** begin Supplied data **
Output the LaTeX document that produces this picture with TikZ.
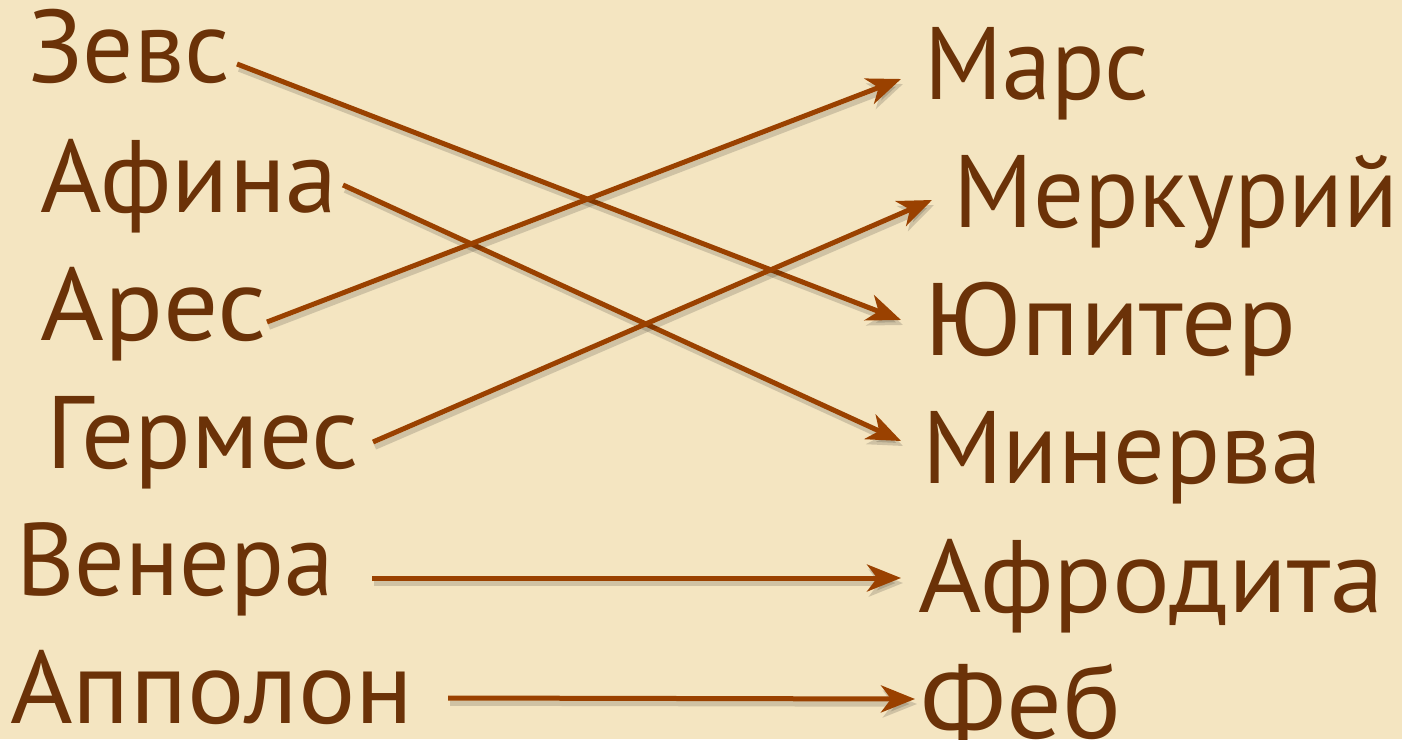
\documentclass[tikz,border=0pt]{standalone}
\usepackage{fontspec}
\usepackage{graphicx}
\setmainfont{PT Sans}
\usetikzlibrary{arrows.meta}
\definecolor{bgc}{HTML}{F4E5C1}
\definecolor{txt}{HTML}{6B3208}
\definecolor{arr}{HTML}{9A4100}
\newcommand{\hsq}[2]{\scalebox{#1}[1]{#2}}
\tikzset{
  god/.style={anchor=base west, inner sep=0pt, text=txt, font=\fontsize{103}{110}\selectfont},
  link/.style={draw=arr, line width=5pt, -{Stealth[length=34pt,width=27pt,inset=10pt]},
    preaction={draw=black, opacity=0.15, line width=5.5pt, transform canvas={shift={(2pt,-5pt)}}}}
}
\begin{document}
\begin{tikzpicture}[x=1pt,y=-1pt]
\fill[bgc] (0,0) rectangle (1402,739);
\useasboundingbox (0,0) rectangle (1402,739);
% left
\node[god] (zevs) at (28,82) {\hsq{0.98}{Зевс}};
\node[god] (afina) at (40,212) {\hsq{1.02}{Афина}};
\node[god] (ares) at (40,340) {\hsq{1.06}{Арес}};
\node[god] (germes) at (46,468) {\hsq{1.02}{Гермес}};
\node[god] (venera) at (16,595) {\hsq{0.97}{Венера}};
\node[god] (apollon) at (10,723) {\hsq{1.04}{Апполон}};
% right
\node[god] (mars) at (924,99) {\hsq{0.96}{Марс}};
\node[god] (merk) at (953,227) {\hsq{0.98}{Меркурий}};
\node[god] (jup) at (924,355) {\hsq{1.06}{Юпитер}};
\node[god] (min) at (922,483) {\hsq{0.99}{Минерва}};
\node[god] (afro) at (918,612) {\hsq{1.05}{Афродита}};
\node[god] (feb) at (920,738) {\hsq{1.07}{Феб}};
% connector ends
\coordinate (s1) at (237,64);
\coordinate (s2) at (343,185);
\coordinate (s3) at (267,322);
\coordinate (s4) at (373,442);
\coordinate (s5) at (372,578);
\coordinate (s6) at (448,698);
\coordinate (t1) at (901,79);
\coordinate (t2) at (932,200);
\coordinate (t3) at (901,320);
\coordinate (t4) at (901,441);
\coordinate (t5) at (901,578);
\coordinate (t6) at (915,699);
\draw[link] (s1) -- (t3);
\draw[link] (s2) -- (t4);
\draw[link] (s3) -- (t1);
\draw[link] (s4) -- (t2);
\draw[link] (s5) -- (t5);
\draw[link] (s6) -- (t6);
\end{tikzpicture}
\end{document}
** end Supplied data **
Stated goal:
Give every line above again exactly, with no pictures.

Result below:
Output the LaTeX document that produces this picture with TikZ.
\documentclass[tikz,border=0pt]{standalone}
\usepackage{fontspec}
\usepackage{graphicx}
\setmainfont{PT Sans}
\usetikzlibrary{arrows.meta}
\definecolor{bgc}{HTML}{F4E5C1}
\definecolor{txt}{HTML}{6B3208}
\definecolor{arr}{HTML}{9A4100}
\newcommand{\hsq}[2]{\scalebox{#1}[1]{#2}}
\tikzset{
  god/.style={anchor=base west, inner sep=0pt, text=txt, font=\fontsize{103}{110}\selectfont},
  link/.style={draw=arr, line width=5pt, -{Stealth[length=34pt,width=27pt,inset=10pt]},
    preaction={draw=black, opacity=0.15, line width=5.5pt, transform canvas={shift={(2pt,-5pt)}}}}
}
\begin{document}
\begin{tikzpicture}[x=1pt,y=-1pt]
\fill[bgc] (0,0) rectangle (1402,739);
\useasboundingbox (0,0) rectangle (1402,739);
% left
\node[god] (zevs) at (28,82) {\hsq{0.98}{Зевс}};
\node[god] (afina) at (40,212) {\hsq{1.02}{Афина}};
\node[god] (ares) at (40,340) {\hsq{1.06}{Арес}};
\node[god] (germes) at (46,468) {\hsq{1.02}{Гермес}};
\node[god] (venera) at (16,595) {\hsq{0.97}{Венера}};
\node[god] (apollon) at (10,723) {\hsq{1.04}{Апполон}};
% right
\node[god] (mars) at (924,99) {\hsq{0.96}{Марс}};
\node[god] (merk) at (953,227) {\hsq{0.98}{Меркурий}};
\node[god] (jup) at (924,355) {\hsq{1.06}{Юпитер}};
\node[god] (min) at (922,483) {\hsq{0.99}{Минерва}};
\node[god] (afro) at (918,612) {\hsq{1.05}{Афродита}};
\node[god] (feb) at (920,738) {\hsq{1.07}{Феб}};
% connector ends
\coordinate (s1) at (237,64);
\coordinate (s2) at (343,185);
\coordinate (s3) at (267,322);
\coordinate (s4) at (373,442);
\coordinate (s5) at (372,578);
\coordinate (s6) at (448,698);
\coordinate (t1) at (901,79);
\coordinate (t2) at (932,200);
\coordinate (t3) at (901,320);
\coordinate (t4) at (901,441);
\coordinate (t5) at (901,578);
\coordinate (t6) at (915,699);
\draw[link] (s1) -- (t3);
\draw[link] (s2) -- (t4);
\draw[link] (s3) -- (t1);
\draw[link] (s4) -- (t2);
\draw[link] (s5) -- (t5);
\draw[link] (s6) -- (t6);
\end{tikzpicture}
\end{document}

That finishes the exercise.